If an animal behavior export or trainer begins to tell their client “avoid using punishment” and the client responds “oh, I would NEVER punish my bird! Never! I only use positive reinforcement.” … should you trust the client understands what “punishment” means? Nope! In my experience, as soon as you say the word “punishment”, people go on the defensive and claim they don’t do it. But they don’t take the time to really understand that just because they don’t mean something to be punishment, or just because they have good intentions, that this doesn’t mean that they aren’t *discouraging* the animal an action. You don’t have to hit an animal to “punish”. Punishment can be something as simple and tame as a stern look (which works wonders on dogs, by the way!).

It bears repeating: just because YOU don’t think something is punishment, doesn’t mean it’s not. What matters is whether the stimulus decreases the likelihood of the behavior in the future.

For example, let’s say that you’re trying to tame a fearful bird. Every time the bird gets a bit courageous and comes closer, you try to reward it by petting it on the head. That’s positive reinforcement, right? Well, no. It’s only “positive” in the sense that you’re “adding” stimulus immediately following the behavior, but despite your good intentions, if the bird doesn’t like being touched, it’s not reinforcing at all.

In fact, if the bird learns that you’re going to try to touch it every time it comes close to you, and it doesn’t like that, then it’s going to stop coming close to you to avoid being touched. See? That is, in fact, the definition of punishment. It doesn’t mean you’re evil for wanting to show your pet affection, but if you don’t want to accept that you’ve been “punishing” your bird the desired behavior simply because you don’t like the word, it’s going to be difficult for a behaviorist or trainer to help you do a better job working with your bird.

Did I just say petting is punishment? Of course not!  It depends on the context. If your pet likes being touched and will do things in order to get petted more, then petting would be a reinforcer.

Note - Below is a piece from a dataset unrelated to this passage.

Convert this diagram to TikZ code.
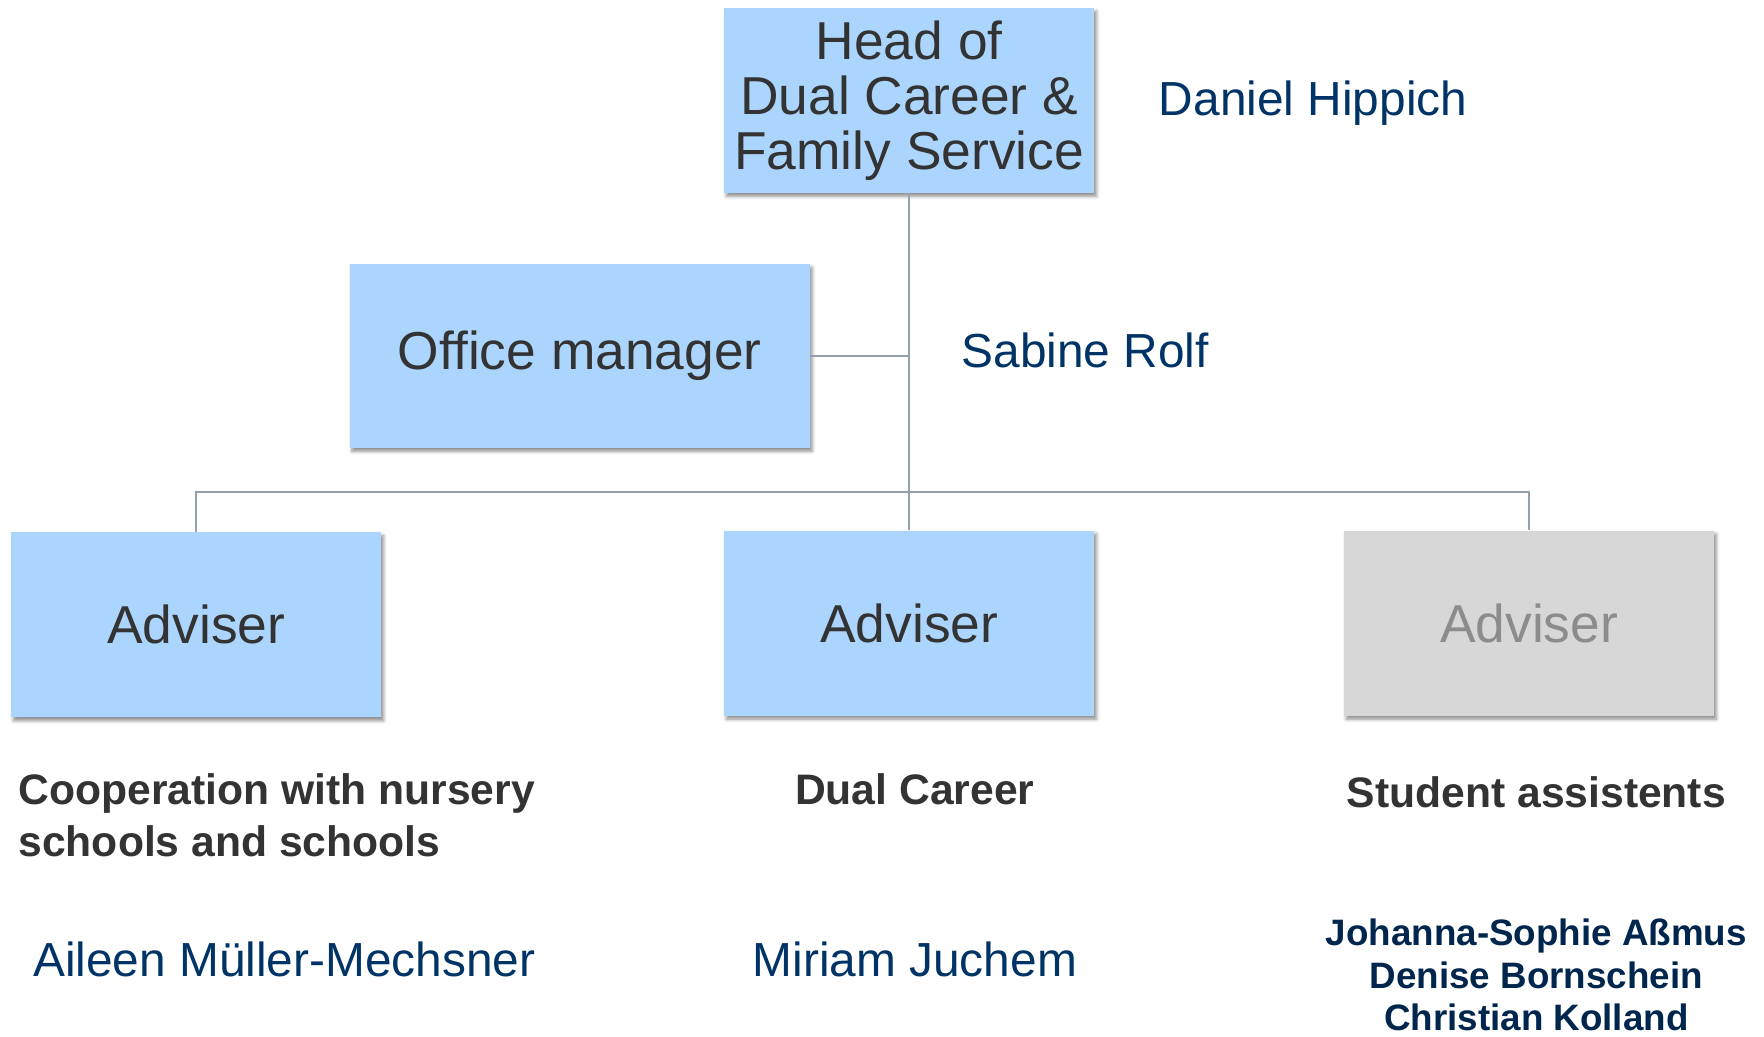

84..365 | [Explored] Angry Birds
Photo by KatKamin

So what about negative reinforcement?

But we still shouldn’t use negative reinforcement, right? No. Again, negative does not mean bad. There are of course legitimate reasons why a trainer might need to pull “negative reinforcement” out of his/her bag of training tricks. You use negative reinforcement by removing something (undesirable) from the animal’s environment in order to encourage a particular behavior.

But if you’re so wedded to the notion that “negative reinforcement” is just a nice, more PC way to say “punishment” than you’re going to have a very difficult time understanding conceptually when and how to use actual “negative reinforcement”.

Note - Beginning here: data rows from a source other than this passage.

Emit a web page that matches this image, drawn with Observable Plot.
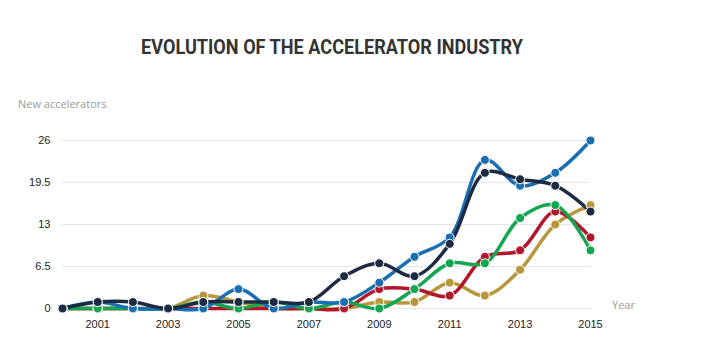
<!DOCTYPE html>
<html>
<head>
<meta charset="utf-8">
<script src="https://cdn.jsdelivr.net/npm/d3@7"></script>
<script src="https://cdn.jsdelivr.net/npm/@observablehq/plot@0.6"></script>
<style>
  html, body { margin: 0; padding: 0; background: #fff; }
  #wrap { position: relative; width: 712px; height: 354px; overflow: hidden; }
  #title { position: absolute; left: 0; top: 0; }
  .lbl { position: absolute; font-family: "Open Sans", sans-serif; font-size: 11px; color: #999; }
</style>
</head>
<body>
<div id="wrap">
  <div id="chart"></div>
  <svg id="title" width="712" height="70">
    <text x="141" y="54" textLength="382" lengthAdjust="spacingAndGlyphs"
      font-family="Roboto, sans-serif" font-weight="700" font-size="21" fill="#333">EVOLUTION OF THE ACCELERATOR INDUSTRY</text>
  </svg>
  <div class="lbl" style="left:18px; top:96px;">New accelerators</div>
  <div class="lbl" style="left:612px; top:297px;">Year</div>
</div>
<script>
const years = [2000,2001,2002,2003,2004,2005,2006,2007,2008,2009,2010,2011,2012,2013,2014,2015];
const seriesNames = ["Series A","Series B","Series C","Series D","Series E"];
const goldValues  = [0,0,0,0,2,1,0,0,0,1,1,4,2,6,13,16];
const redValues   = [0,0,0,0,0,0,0,0,0,3,3,2,8,9,15,11];
const greenValues = [0,0,0,0,1,0,1,0,1,0,3,7,7,14,16,9];
const blueValues  = [0,1,0,0,0,3,0,1,1,4,8,11,23,19,21,26];
const navyValues  = [0,1,1,0,1,1,1,1,5,7,5,10,21,20,19,15];
const yTicks = [0, 6.5, 13, 19.5, 26];
const xTicks = [2001,2003,2005,2007,2009,2011,2013,2015];
const colors = ["#b8963a","#b0172b","#12a650","#1a6eb2","#1c2a42"];

const valueArrays = [goldValues, redValues, greenValues, blueValues, navyValues];
const data = [];
seriesNames.forEach((s, i) => {
  years.forEach((y, j) => data.push({series: s, year: y, value: valueArrays[i][j]}));
});

const chart = Plot.plot({
  width: 712,
  height: 354,
  marginLeft: 62,
  marginRight: 122,
  marginTop: 140,
  marginBottom: 46,
  style: {fontFamily: "'Liberation Sans', Arial, sans-serif", fontSize: "11px", color: "#222", background: "transparent"},
  x: {domain: [2000, 2015], label: null},
  y: {domain: [0, 26], label: null},
  color: {type: "ordinal", domain: seriesNames, range: colors},
  marks: [
    Plot.gridY(yTicks, {stroke: "#e6e6e6", strokeOpacity: 1, strokeWidth: 1}),
    Plot.axisY({ticks: yTicks, tickSize: 0, tickPadding: 12, tickFormat: d => String(d), label: null}),
    Plot.axisX({ticks: xTicks, tickSize: 0, tickPadding: 12, tickFormat: d => String(d), label: null}),
    ...seriesNames.map(s => Plot.line(data.filter(d => d.series === s), {
      x: "year", y: "value", stroke: "series", strokeWidth: 3.5, curve: "catmull-rom"
    })),
    ...seriesNames.map(s => Plot.dot(data.filter(d => d.series === s), {
      x: "year", y: "value", fill: "series", stroke: "#fff", strokeWidth: 1, r: 4.5
    }))
  ]
});
document.getElementById("chart").appendChild(chart);
</script>
</body>
</html>
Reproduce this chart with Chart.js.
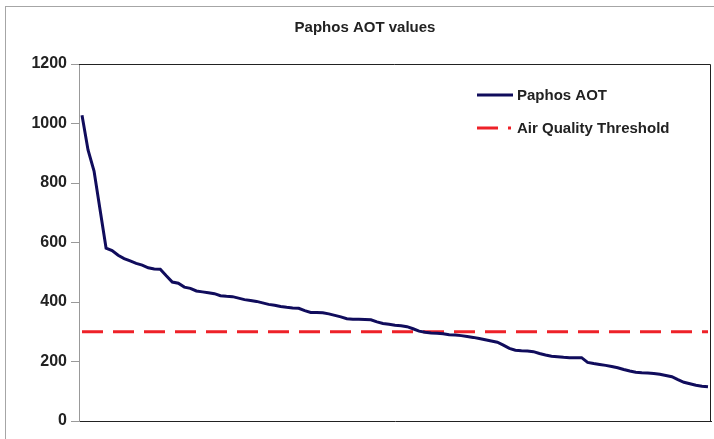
<!DOCTYPE html>
<html>
<head>
<meta charset="utf-8">
<script src="https://cdn.jsdelivr.net/npm/chart.js@4"></script>
<style>
  body { margin: 0; background: #fff; }
</style>
</head>
<body>
<canvas id="cchart" width="714" height="439"></canvas>
<script>
// values, sorted high to low
const paphosAOT = [
  1028, 911, 840, 710, 581, 573, 557, 546, 538, 530,
  524, 515, 511, 510, 488, 467, 463, 450, 446, 437,
  434, 431, 428, 421, 419, 418, 413, 408, 405, 402,
  397, 392, 389, 385, 382, 380, 379, 371, 365, 365,
  364, 360, 355, 350, 344, 342, 342, 341, 340, 333,
  328, 325, 322, 320, 317, 310, 302, 298, 296, 295,
  293, 290, 289, 287, 284, 281, 277, 273, 269, 265,
  255, 244, 238, 236, 235, 233, 227, 222, 218, 216,
  214, 213, 213, 213, 197, 193, 190, 187, 183, 179,
  173, 168, 164, 162, 161, 160, 157, 153, 149, 139,
  130, 125, 120, 117, 115
];
const thresholdValue = 300;
const yTicks = [0, 200, 400, 600, 800, 1000, 1200];
const titleText = 'Paphos AOT values';
const seriesNames = ['Paphos AOT', 'Air Quality Threshold'];

const labels = paphosAOT.map((v, i) => i + 1);
const threshold = labels.map(() => thresholdValue);

const chartDecor = {
  id: 'chartDecor',
  beforeDraw(chart) {
    const ctx = chart.ctx;
    ctx.save();
    ctx.fillStyle = '#fff';
    ctx.fillRect(0, 0, chart.width, chart.height);
    ctx.strokeStyle = '#a6a6a6';
    ctx.lineWidth = 1;
    ctx.strokeRect(5.5, 6.5, 900, 900);
    ctx.restore();
  },
  afterDraw(chart) {
    const ctx = chart.ctx;
    const a = chart.chartArea;
    ctx.save();
    // plot area frame top + right
    ctx.strokeStyle = '#222';
    ctx.lineWidth = 1;
    ctx.beginPath();
    ctx.moveTo(a.left, a.top + 0.5);
    ctx.lineTo(a.right - 0.5, a.top + 0.5);
    ctx.lineTo(a.right - 0.5, a.bottom);
    ctx.stroke();

    // title
    ctx.fillStyle = '#222';
    ctx.font = 'bold 15px "Liberation Sans", Arial, sans-serif';
    ctx.textAlign = 'center';
    ctx.textBaseline = 'middle';
    ctx.fillText(titleText, 365, 28);

    // legend inside plot
    const ds = chart.data.datasets;
    const rows = [95, 128];
    ds.forEach((d, i) => {
      const y = rows[i];
      ctx.strokeStyle = d.borderColor;
      ctx.lineWidth = 3;
      ctx.setLineDash(d.borderDash || []);
      ctx.beginPath();
      ctx.moveTo(477, y);
      ctx.lineTo(i === 0 ? 513 : 511, y);
      ctx.stroke();
      ctx.setLineDash([]);
      ctx.fillStyle = '#222';
      ctx.font = 'bold 15px "Liberation Sans", Arial, sans-serif';
      ctx.textAlign = 'left';
      ctx.fillText(d.label, 517, y + 1);
    });
    ctx.restore();
  }
};

const config = {
  type: 'line',
  data: {
    labels: labels,
    datasets: [{
      label: seriesNames[0],
      data: paphosAOT,
      borderColor: '#100c5c',
      borderWidth: 3,
      pointRadius: 0,
      tension: 0,
      fill: false
    }, {
      label: seriesNames[1],
      data: threshold,
      borderColor: '#ee2128',
      borderWidth: 3,
      borderDash: [21, 10],
      pointRadius: 0,
      tension: 0,
      fill: false
    }]
  },
  options: {
    responsive: false,
    animation: false,
    layout: { padding: { top: 64, right: 3, bottom: 0, left: 0 } },
    plugins: {
      legend: { display: false },
      title: { display: false },
      tooltip: { enabled: false }
    },
    scales: {
      x: {
        type: 'category',
        offset: true,
        ticks: { display: false },
        grid: { display: false },
        border: { color: '#222', width: 1 },
        afterFit(scale) { scale.height = 18; }
      },
      y: {
        min: 0,
        max: 1200,
        afterBuildTicks(scale) { scale.ticks = yTicks.map(v => ({ value: v })); },
        ticks: {
          color: '#222',
          padding: 4,
          font: { family: '"Liberation Sans", Arial, sans-serif', size: 16, weight: 'bold' },
          callback: v => String(v)
        },
        grid: { drawOnChartArea: false, drawTicks: true, tickLength: 8, color: '#999' },
        border: { color: '#999', width: 1 },
        afterFit(scale) { scale.width = 79; }
      }
    }
  },
  plugins: [chartDecor]
};

const chart = new Chart(document.getElementById('cchart').getContext('2d'), config);
</script>
</body>
</html>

It helps to remember that negative reinforcement is a type of reinforcement. Does adding or subtracting this stimulus encourage the behavior to happen more? Then it’s reinforcing.

If you don’t understand the terminology (or insist on using terms in the exact opposite of what they mean), how will you be able to truly understand and apply the principles that they describe?

Is it really critical to understand the scientific principles behind training in order to do some basic training? Probably not. But if you have an animal with serious behavior problems that really need to be solved, or you’re giving advice to someone who does, I  encourage you to learn about the terms that professional animal trainers and behaviorists use and how to apply them. I promise it’ll help you put together a better strategy for fixing problem behaviors.

Too long; didn’t read?

Negative reinforcement = encourages behavior
Punishment = discourages behavior
They don’t mean the same thing. Don’t use them interchangeably.

Edited Sept 2: Clarifying that you punish or reinforce behavior, not subjects.